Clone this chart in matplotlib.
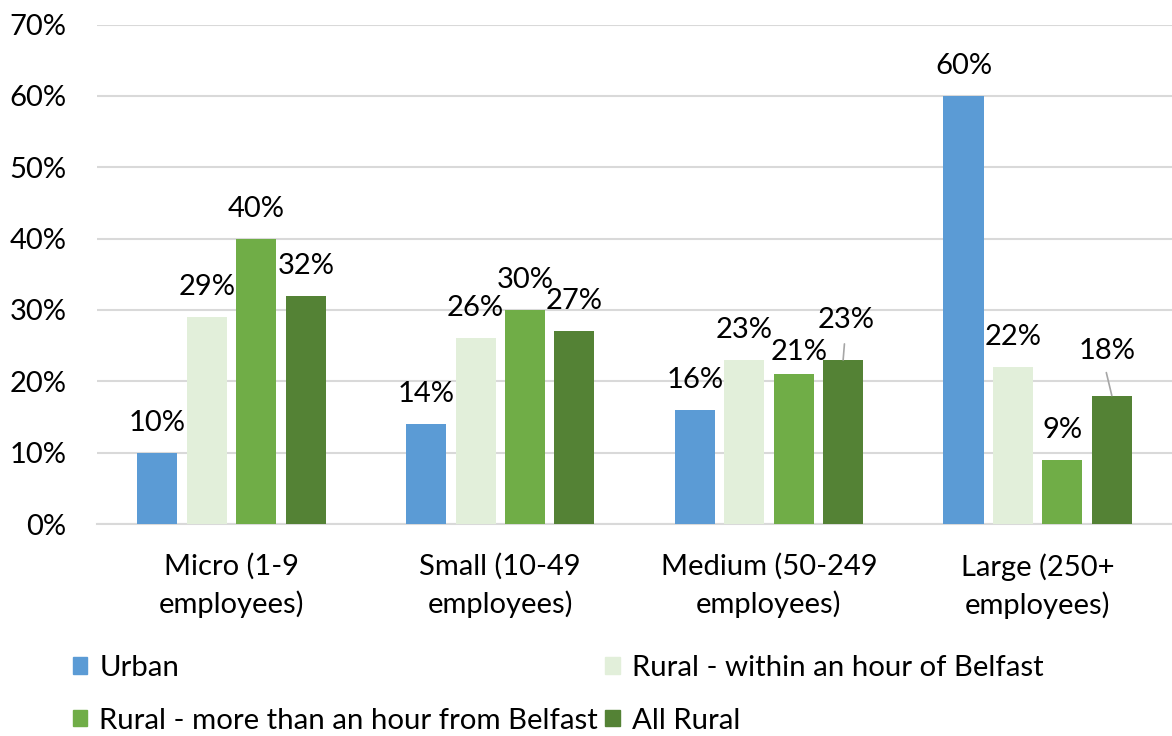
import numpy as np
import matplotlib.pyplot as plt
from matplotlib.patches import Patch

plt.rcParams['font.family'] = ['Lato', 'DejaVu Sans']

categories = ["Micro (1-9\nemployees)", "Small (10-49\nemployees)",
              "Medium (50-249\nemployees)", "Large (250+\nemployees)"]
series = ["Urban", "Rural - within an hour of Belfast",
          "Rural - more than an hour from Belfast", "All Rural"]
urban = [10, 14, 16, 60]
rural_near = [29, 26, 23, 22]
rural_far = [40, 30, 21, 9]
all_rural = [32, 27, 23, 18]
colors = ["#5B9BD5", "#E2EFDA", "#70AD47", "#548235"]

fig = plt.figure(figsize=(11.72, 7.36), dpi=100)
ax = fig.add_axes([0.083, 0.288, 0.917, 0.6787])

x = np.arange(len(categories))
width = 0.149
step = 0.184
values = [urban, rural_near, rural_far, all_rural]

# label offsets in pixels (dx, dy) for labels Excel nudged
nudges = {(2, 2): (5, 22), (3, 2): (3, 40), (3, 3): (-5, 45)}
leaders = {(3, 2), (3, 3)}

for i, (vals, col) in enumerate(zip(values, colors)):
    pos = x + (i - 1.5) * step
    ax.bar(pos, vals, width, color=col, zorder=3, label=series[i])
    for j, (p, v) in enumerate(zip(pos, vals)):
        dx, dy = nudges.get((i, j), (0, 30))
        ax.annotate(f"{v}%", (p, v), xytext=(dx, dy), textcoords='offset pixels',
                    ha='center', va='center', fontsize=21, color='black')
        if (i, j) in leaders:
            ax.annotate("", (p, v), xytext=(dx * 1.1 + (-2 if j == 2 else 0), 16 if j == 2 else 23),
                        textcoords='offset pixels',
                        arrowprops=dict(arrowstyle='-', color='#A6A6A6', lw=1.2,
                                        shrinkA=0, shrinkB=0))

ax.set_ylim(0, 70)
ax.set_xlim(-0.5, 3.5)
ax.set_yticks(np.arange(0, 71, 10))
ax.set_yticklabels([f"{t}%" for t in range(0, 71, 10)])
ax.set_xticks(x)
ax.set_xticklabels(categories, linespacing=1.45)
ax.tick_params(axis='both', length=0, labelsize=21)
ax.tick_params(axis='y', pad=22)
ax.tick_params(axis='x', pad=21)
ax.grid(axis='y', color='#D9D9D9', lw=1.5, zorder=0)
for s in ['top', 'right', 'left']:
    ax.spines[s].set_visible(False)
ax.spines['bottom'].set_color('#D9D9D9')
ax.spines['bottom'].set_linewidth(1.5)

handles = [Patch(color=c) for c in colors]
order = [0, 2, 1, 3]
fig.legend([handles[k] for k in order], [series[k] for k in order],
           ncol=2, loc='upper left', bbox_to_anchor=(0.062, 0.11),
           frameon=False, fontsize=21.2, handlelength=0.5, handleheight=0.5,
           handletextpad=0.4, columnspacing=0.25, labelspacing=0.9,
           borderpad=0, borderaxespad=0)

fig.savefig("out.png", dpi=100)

===============

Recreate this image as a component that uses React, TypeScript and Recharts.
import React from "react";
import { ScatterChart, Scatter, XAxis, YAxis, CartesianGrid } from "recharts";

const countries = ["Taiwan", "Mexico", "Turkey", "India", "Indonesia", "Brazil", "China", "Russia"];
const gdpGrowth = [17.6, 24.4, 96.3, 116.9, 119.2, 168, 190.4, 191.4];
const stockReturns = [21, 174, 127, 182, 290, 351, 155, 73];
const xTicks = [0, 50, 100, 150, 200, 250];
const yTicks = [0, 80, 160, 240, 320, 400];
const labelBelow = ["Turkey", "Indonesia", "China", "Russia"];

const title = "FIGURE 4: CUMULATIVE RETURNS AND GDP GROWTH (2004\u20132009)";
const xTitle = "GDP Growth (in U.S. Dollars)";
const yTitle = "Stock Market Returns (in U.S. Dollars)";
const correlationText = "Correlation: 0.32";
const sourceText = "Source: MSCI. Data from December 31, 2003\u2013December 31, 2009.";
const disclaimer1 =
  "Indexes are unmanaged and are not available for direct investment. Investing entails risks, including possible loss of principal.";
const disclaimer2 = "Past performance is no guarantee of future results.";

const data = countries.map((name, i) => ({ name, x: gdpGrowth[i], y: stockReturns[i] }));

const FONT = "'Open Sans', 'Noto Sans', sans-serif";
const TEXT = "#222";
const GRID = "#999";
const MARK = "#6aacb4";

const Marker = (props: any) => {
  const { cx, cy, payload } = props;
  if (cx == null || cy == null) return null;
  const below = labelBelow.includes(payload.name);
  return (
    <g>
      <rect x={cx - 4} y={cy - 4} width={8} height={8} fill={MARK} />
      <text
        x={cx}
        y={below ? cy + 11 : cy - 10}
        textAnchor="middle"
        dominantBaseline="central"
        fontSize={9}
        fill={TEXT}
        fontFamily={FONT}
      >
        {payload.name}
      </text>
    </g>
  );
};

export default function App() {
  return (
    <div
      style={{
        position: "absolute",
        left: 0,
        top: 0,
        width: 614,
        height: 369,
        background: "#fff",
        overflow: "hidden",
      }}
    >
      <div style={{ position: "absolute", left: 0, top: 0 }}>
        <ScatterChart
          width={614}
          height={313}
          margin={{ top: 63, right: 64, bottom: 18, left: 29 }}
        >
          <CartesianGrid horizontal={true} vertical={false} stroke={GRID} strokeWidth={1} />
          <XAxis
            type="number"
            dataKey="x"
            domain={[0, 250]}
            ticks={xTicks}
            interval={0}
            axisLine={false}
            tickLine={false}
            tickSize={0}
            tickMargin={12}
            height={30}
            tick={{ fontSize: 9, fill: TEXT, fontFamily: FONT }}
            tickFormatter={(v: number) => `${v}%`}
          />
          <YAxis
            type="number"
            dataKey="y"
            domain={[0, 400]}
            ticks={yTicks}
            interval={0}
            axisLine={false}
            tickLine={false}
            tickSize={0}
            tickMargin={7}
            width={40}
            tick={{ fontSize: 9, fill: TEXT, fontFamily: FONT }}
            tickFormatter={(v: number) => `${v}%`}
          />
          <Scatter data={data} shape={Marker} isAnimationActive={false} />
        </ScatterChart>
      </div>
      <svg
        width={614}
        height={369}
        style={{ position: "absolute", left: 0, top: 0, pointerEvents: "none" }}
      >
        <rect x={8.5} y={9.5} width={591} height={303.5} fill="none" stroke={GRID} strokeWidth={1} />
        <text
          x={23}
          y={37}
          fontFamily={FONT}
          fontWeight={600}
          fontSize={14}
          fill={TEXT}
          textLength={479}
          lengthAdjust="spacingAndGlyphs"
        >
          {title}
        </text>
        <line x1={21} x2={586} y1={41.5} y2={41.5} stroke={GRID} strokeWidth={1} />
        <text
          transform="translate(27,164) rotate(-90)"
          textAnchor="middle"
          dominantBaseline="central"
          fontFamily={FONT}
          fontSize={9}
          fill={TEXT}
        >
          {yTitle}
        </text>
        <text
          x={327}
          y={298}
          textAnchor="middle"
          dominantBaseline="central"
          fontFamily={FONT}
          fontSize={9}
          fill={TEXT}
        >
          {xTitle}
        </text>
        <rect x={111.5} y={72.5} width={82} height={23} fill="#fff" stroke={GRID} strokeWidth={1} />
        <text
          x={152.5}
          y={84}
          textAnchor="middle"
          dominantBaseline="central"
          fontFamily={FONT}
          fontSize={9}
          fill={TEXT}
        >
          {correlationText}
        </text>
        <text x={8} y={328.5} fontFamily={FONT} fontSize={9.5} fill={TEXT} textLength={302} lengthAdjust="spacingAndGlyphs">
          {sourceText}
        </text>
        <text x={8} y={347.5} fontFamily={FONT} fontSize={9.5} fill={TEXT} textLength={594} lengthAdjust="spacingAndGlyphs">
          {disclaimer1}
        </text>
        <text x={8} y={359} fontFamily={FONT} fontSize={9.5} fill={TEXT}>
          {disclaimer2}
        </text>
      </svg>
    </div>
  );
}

===============

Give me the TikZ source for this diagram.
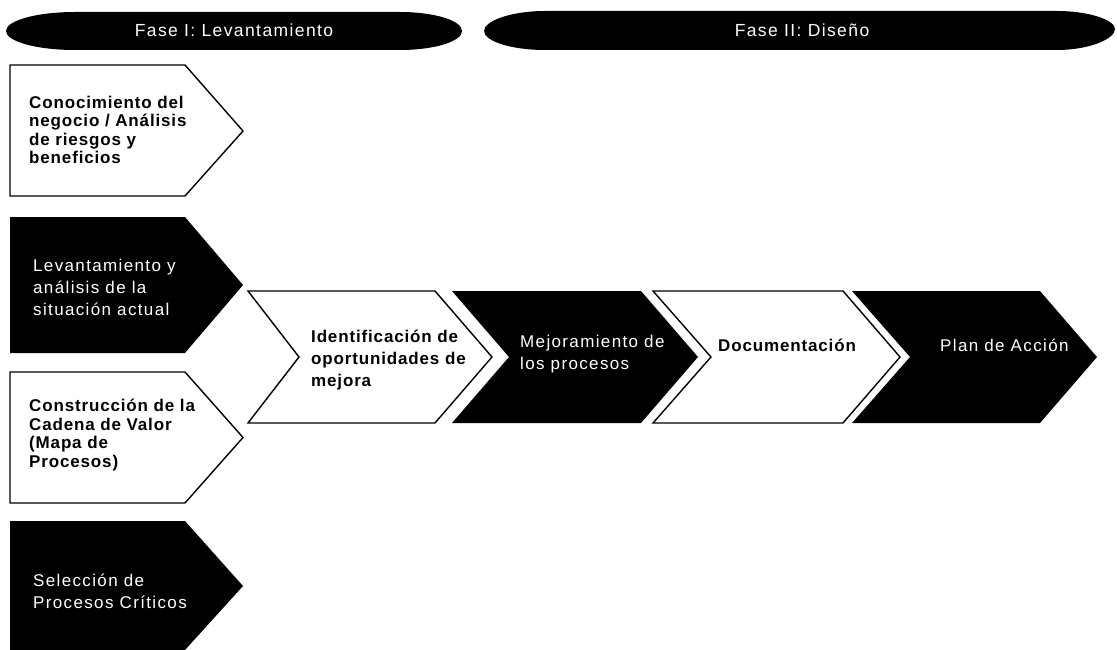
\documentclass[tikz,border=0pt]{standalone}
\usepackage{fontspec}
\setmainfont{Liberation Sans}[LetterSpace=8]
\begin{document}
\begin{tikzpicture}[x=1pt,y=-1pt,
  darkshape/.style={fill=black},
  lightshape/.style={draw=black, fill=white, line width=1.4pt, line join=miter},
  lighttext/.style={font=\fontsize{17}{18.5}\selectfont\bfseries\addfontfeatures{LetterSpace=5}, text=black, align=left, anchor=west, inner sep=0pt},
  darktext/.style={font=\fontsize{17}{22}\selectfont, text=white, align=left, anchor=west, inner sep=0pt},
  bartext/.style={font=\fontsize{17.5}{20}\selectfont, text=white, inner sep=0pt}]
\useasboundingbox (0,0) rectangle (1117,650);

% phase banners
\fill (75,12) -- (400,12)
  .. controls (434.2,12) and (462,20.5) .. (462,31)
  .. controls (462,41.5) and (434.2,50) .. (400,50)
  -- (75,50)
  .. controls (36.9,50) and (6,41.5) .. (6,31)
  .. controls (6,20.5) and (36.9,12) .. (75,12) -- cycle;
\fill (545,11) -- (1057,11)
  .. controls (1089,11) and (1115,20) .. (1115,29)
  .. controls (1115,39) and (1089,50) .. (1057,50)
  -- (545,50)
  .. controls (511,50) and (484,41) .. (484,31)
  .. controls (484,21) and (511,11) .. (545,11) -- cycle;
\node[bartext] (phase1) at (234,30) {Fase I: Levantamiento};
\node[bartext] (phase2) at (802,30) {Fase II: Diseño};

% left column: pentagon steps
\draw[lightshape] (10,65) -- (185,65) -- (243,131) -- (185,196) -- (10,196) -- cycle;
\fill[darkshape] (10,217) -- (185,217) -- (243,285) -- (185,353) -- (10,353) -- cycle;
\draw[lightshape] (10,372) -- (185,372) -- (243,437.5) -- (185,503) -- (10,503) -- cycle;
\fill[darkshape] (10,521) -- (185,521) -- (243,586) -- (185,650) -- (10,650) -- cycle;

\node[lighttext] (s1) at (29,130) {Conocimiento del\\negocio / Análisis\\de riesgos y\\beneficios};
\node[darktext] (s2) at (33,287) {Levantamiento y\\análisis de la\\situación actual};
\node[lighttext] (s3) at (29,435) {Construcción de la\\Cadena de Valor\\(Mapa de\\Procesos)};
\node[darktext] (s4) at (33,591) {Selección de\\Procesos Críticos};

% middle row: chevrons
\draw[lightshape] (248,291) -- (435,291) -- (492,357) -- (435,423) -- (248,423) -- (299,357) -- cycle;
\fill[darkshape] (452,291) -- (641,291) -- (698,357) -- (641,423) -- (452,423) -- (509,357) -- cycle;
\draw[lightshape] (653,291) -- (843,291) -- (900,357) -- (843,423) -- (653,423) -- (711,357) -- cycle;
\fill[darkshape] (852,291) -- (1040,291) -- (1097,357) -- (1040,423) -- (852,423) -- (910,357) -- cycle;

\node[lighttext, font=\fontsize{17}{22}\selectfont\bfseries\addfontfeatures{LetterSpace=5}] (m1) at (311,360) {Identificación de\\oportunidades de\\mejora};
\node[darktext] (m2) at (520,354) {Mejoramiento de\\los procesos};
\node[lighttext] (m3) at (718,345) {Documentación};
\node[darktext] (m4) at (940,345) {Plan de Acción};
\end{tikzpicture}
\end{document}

===============

◆ Directions for this task ◆
Using the data above, set down each line from the line with "Give me the TikZ source for this diagram." to the line with "(10,650) -- cycle;" exactly, both ends included, and leave the pictures behind. Nothing else belongs.

◆ Written response ◆
Give me the TikZ source for this diagram.
\documentclass[tikz,border=0pt]{standalone}
\usepackage{fontspec}
\setmainfont{Liberation Sans}[LetterSpace=8]
\begin{document}
\begin{tikzpicture}[x=1pt,y=-1pt,
  darkshape/.style={fill=black},
  lightshape/.style={draw=black, fill=white, line width=1.4pt, line join=miter},
  lighttext/.style={font=\fontsize{17}{18.5}\selectfont\bfseries\addfontfeatures{LetterSpace=5}, text=black, align=left, anchor=west, inner sep=0pt},
  darktext/.style={font=\fontsize{17}{22}\selectfont, text=white, align=left, anchor=west, inner sep=0pt},
  bartext/.style={font=\fontsize{17.5}{20}\selectfont, text=white, inner sep=0pt}]
\useasboundingbox (0,0) rectangle (1117,650);

% phase banners
\fill (75,12) -- (400,12)
  .. controls (434.2,12) and (462,20.5) .. (462,31)
  .. controls (462,41.5) and (434.2,50) .. (400,50)
  -- (75,50)
  .. controls (36.9,50) and (6,41.5) .. (6,31)
  .. controls (6,20.5) and (36.9,12) .. (75,12) -- cycle;
\fill (545,11) -- (1057,11)
  .. controls (1089,11) and (1115,20) .. (1115,29)
  .. controls (1115,39) and (1089,50) .. (1057,50)
  -- (545,50)
  .. controls (511,50) and (484,41) .. (484,31)
  .. controls (484,21) and (511,11) .. (545,11) -- cycle;
\node[bartext] (phase1) at (234,30) {Fase I: Levantamiento};
\node[bartext] (phase2) at (802,30) {Fase II: Diseño};

% left column: pentagon steps
\draw[lightshape] (10,65) -- (185,65) -- (243,131) -- (185,196) -- (10,196) -- cycle;
\fill[darkshape] (10,217) -- (185,217) -- (243,285) -- (185,353) -- (10,353) -- cycle;
\draw[lightshape] (10,372) -- (185,372) -- (243,437.5) -- (185,503) -- (10,503) -- cycle;
\fill[darkshape] (10,521) -- (185,521) -- (243,586) -- (185,650) -- (10,650) -- cycle;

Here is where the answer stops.